Just as the beginning of this psalm is a prophecy looking forward to Jesus so we come back to the prophecy that looks forward to Jesus becoming our great High Priest.
The writer to the Hebrews spends some time thinking about this priesthood – Hebrews 6:19-8:13.
Just as the Lord is seated at the right hand of God as King, so he is at the right and of God as Priest.
And, says the psalmist, He will be victorious over all those who are His enemies – Verses 5-6.
He is King of kings and Lord of lords.
He is the Judge who will have the final say over all the nations and all the peoples.
As He goes into battle He will be refreshed.
As He goes into battle He will lift His head up high – He is the all-conquering King.

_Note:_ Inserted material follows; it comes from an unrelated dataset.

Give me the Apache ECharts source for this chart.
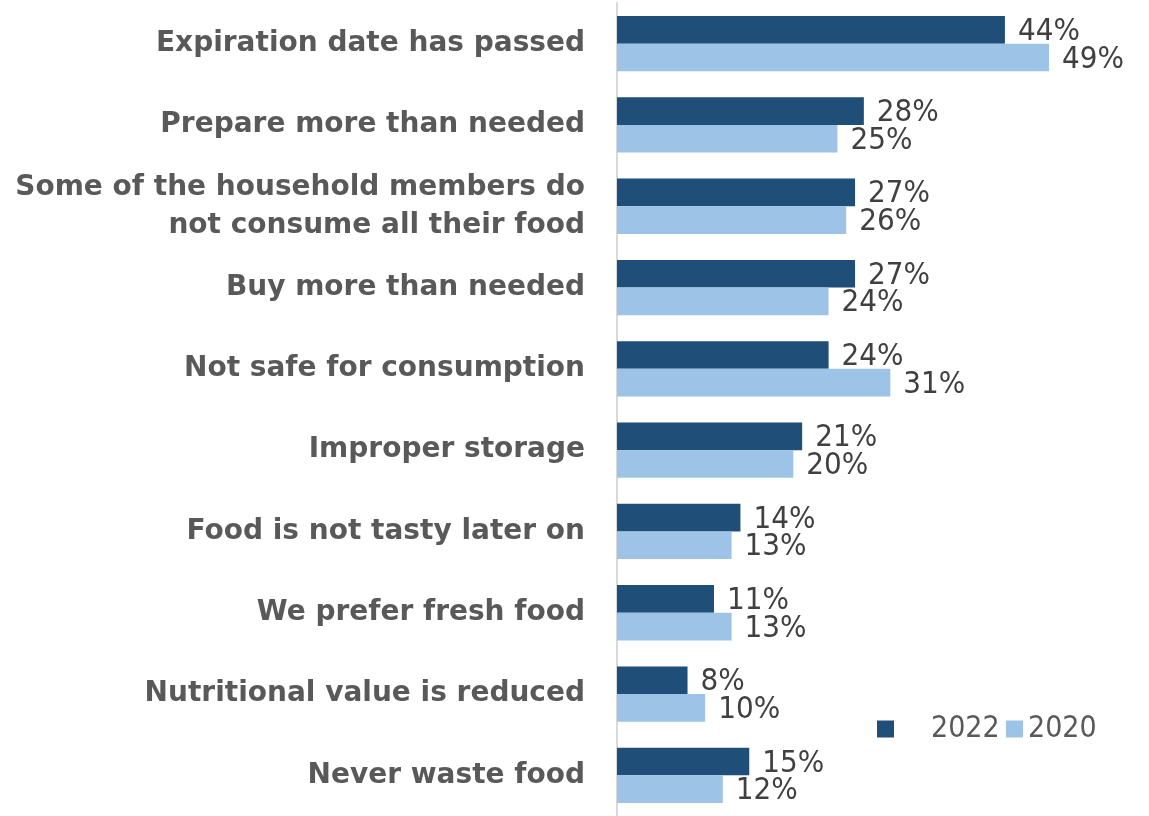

As Poole says, ‘He shall be delivered from all His sorrows and sufferings and exalted to great glory and joy.’
In 1982 Wendy Churchill wrote the following hymn which seems to sum up this psalm
Jesus Is King and I will extol Him
Give Him the glory, and honour His Name.
He reigns on high, enthroned In the Heavens
Word of the Father, exalted for us
We have a hope that Is steadfast and certain
Gone through the Curtain and touching the throne
We have a Priest who Is there Interceding
Pouring His grace on our lives day by day
We come to Him, our Priest and Apostle
Clothed In His glory and bearing His Name
Laying our lives with gladness before Him
Filled with His Spirit we worship the King.